Since then, Schmidt has been lampooned on "Saturday Night Live" and profiled in the New York Times and even the state senator/reservist she claimed to be quoting has distanced himself from her remarks. Schmidt now says she didn't mean to impugn Murtha's character, but blames the media for making her a scapegoat, saying, "I am amazed at what a national story this has become. I have been attacked very personally, continuously since Friday evening."
School's Out for Professor
The Warren County Community College professor who called on soldiers to shoot their commanders has resigned, just as the board of trustees was set to hold an emergency meeting to address the matter.

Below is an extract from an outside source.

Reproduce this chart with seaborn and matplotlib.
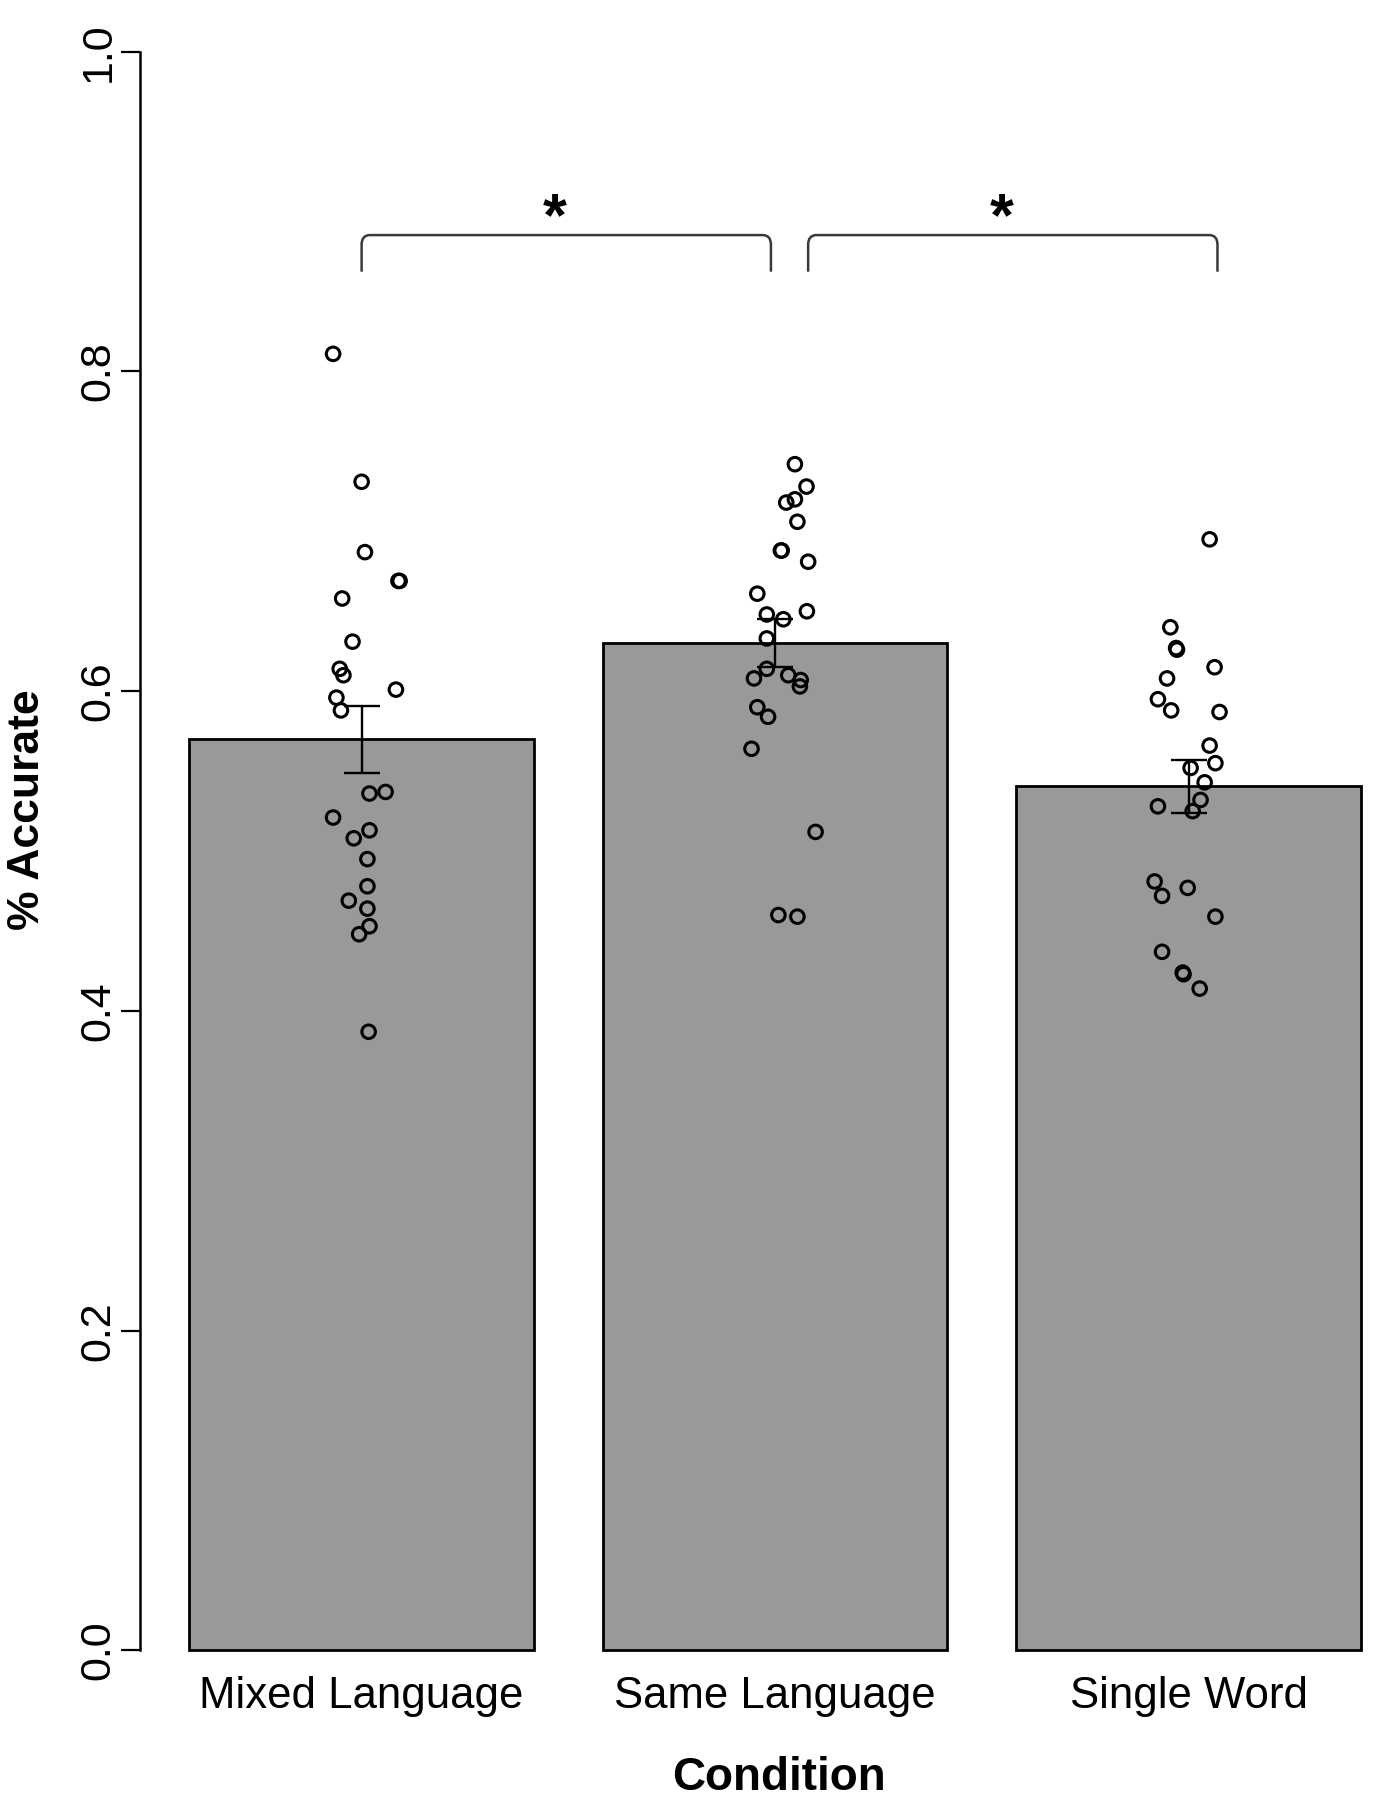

The controversy started when John Daly sent an e-mail to a conservative student activist... saying he would "continue to expose your right-wing, anti-people politics until groups like yours won't dare show their face on a college campus" and that "Real freedom will come when soldiers in Iraq turn their guns on their superiors."
In accepting Daly's resignation, Warren County's Community College president pledged to push for tolerance training seminars for all faculty members.
Push for Peace or Political Promotion?
Citizen action... or anti-war protest? A Madison, Wisconsin elementary school teacher says that when she assigned her third graders to write letters urging fellow students, lawmakers, and the media to press for an end to the war in Iraq — she was merely "advocating that people keep working toward peace."
But the school board sided with several parents of students with family members in Iraq, ruling that the assignment was a direct violation of policy prohibiting teachers using their position to promote political views. The board's president says students could decide to write letters expressing their own views, but "it isn't appropriate to mandate it."
Senator John Kerry didn't let his busy Washington schedule keep him from his civic duty. Not only did Kerry serve on a Boston jury this week, the Massachusetts Democrat was elected foreman and led the jury to reject a personal injury suit against the city.
Kerry says he was "surprised" to be chosen, but that he enjoyed the experience and his fellow jurors called Kerry "a natural leader." But not everyone was thrilled with the senator's role. The plaintiff who lost the case says federal employees should not serve on lawsuits involving city workers.